William_E._Boeing_Jr.
William E. Boeing Jr.
American businessman
William Edward Boeing Jr. (November 22, 1922 – January 8, 2015) was an American real estate developer[1] and philanthropist who was the son of aviation pioneer William E. Boeing, founder of the Boeing Company.[2] In 2010, the American Institute of Aeronautics and Astronautics presented Boeing Jr. with a certificate of achievement for his commitment to education and the preservation of air and space history.[3]
Boeing Jr. had fond childhood memories of the Red Barn, the birthplace of the Boeing Company, where he was once given a piece of balsa wood he crafted into a model ship. He did not understand his father's importance until his classmates nicknamed him after one of the Boeing airplanes.[4] In the late 1970s he was instrumental in ensuring that the Red Barn, the oldest airplane manufacturing facility in the U.S., was preserved and integrated into the Seattle Museum of Flight.[5] He died in Seattle on January 8, 2015, aged 92.[6] Mr.
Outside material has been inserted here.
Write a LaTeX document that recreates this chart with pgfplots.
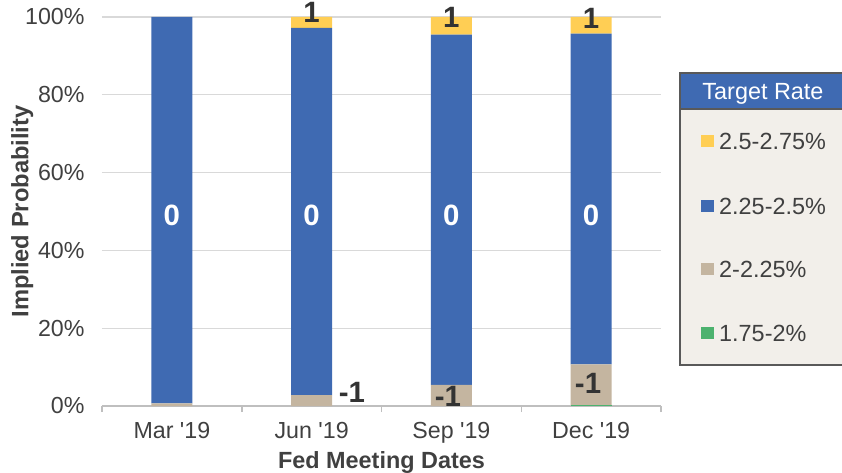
\documentclass[border=0pt]{standalone}
\usepackage{fontspec}
\setmainfont{Liberation Sans}
\usepackage{pgfplots}
\pgfplotsset{compat=1.18}
\definecolor{cBlue}{RGB}{63,106,178}
\definecolor{cYellow}{RGB}{255,206,84}
\definecolor{cTan}{RGB}{196,181,160}
\definecolor{cGreen}{RGB}{76,178,110}
\definecolor{cText}{RGB}{64,64,64}
\definecolor{cLab}{RGB}{51,51,51}
\definecolor{cGrid}{RGB}{217,217,217}
\definecolor{cAxis}{RGB}{191,191,191}
\definecolor{cLegBg}{RGB}{242,239,234}
\definecolor{cBorder}{RGB}{89,89,89}
\begin{document}
\begin{tikzpicture}
\begin{axis}[
  at={(0bp,0bp)}, anchor=south west, scale only axis,
  width=559bp, height=389bp,
  xmin=-0.5, xmax=3.5, ymin=0, ymax=100,
  ybar stacked, bar width=41bp,
  clip=false,
  axis lines*=left,
  x axis line style={draw=cAxis, line width=1.5bp},
  y axis line style={draw=none},
  ymajorgrids, major grid style={draw=cGrid, line width=1.2bp},
  ytick={0,20,...,100},
  yticklabel={\pgfmathprintnumber{\tick}\%},
  xtick={0,1,2,3},
  xticklabels={Mar \textquotesingle19, Jun \textquotesingle19, Sep \textquotesingle19, Dec \textquotesingle19},
  major tick length=0pt,
  minor xtick={-0.5,0.5,1.5,2.5,3.5},
  minor tick length=6bp, tick align=outside,
  minor tick style={draw=cAxis, line width=1.5bp},
  tick label style={font=\fontsize{23.3}{25}\selectfont, text=cText},
  /pgf/number format/assume math mode=true,
  yticklabel style={xshift=-14bp},
  xticklabel style={yshift=-12.5bp},
  xlabel={Fed Meeting Dates},
  xlabel style={at={(axis description cs:0.5,-0.1594)}, anchor=base, font=\bfseries\fontsize{23.5}{25}\selectfont, text=cText},
  ylabel={Implied Probability},
  ylabel style={at={(axis description cs:-0.1318,0.5)}, anchor=base, font=\bfseries\fontsize{23.8}{25}\selectfont, text=cText},
]
\addplot[fill=cGreen, draw=none] coordinates {(0,0) (1,0) (2,0) (3,0.3)};
\addplot[fill=cTan, draw=none] coordinates {(0,0.7) (1,2.8) (2,5.4) (3,10.4)};
\addplot[fill=cBlue, draw=none] coordinates {(0,99.3) (1,94.4) (2,90.1) (3,85.0)};
\addplot[fill=cYellow, draw=none] coordinates {(0,0) (1,2.8) (2,4.5) (3,4.3)};
% label anchors
\coordinate (Z0) at (axis cs:0,49.1);
\coordinate (Z1) at (axis cs:1,49.1);
\coordinate (Z2) at (axis cs:2,49.1);
\coordinate (Z3) at (axis cs:3,49.1);
\coordinate (U1) at (axis cs:1,101.2);
\coordinate (U2) at (axis cs:2,99.9);
\coordinate (U3) at (axis cs:3,99.7);
\coordinate (D1) at (axis cs:1.289,3.6);
\coordinate (D2) at (axis cs:1.976,2.4);
\coordinate (D3) at (axis cs:2.978,5.7);
\end{axis}
\tikzset{lab/.style={font=\bfseries\fontsize{29.5}{30}\selectfont, text=cLab, inner sep=0}}
\node[lab, text=white] at (Z0) {0};
\node[lab, text=white] at (Z1) {0};
\node[lab, text=white] at (Z2) {0};
\node[lab, text=white] at (Z3) {0};
\node[lab] at (U1) {1};
\node[lab] at (U2) {1};
\node[lab] at (U3) {1};
\node[lab] at (D1) {-1};
\node[lab] at (D2) {-1};
\node[lab] at (D3) {-1};
% legend
\begin{scope}
\clip (-102bp,-67bp) rectangle (740bp,406bp);
\draw[cBorder, line width=1.5bp, fill=cLegBg] (578bp,41bp) rectangle (760bp,333bp);
\draw[cBorder, line width=1.5bp, fill=cBlue] (578bp,297bp) rectangle (760bp,333bp);
\end{scope}
\node[anchor=base, inner sep=0, text=white, font=\fontsize{23.5}{25}\selectfont] at (661bp,306.7bp) {Target Rate};
\fill[cYellow] (599bp,258.5bp) rectangle (612bp,270.5bp);
\fill[cBlue] (599bp,193.5bp) rectangle (612bp,205.5bp);
\fill[cTan] (599bp,131.2bp) rectangle (612bp,143.2bp);
\fill[cGreen] (599bp,66.8bp) rectangle (612bp,78.8bp);
\node[anchor=base west, inner sep=0, text=cText, font=\fontsize{23.5}{25}\selectfont] at (617bp,256bp) {2.5-2.75\%};
\node[anchor=base west, inner sep=0, text=cText, font=\fontsize{23.5}{25}\selectfont] at (617bp,191bp) {2.25-2.5\%};
\node[anchor=base west, inner sep=0, text=cText, font=\fontsize{23.5}{25}\selectfont] at (617bp,128.7bp) {2-2.25\%};
\node[anchor=base west, inner sep=0, text=cText, font=\fontsize{23.5}{25}\selectfont] at (617bp,64.3bp) {1.75-2\%};
\pgfresetboundingbox
\useasboundingbox (-102bp,-67bp) rectangle (740bp,406bp);
\end{tikzpicture}
\end{document}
Boeing’s first wife, Marcella Cech, died in 1990. His only son, William E. Boeing III, died in December 2013. He is survived by his second wife, June; his daughters Gretchen Boeing Davidson, Mary Rademaker, and Susan Boeing; his stepdaughters Sandy Barnard, and Cindy Abrahamson; and by 15 grandchildren and great-grandchildren. [7]
In 2014, Boeing Jr. was inducted into the International Air & Space Hall of Fame at the San Diego Air & Space Museum.[8]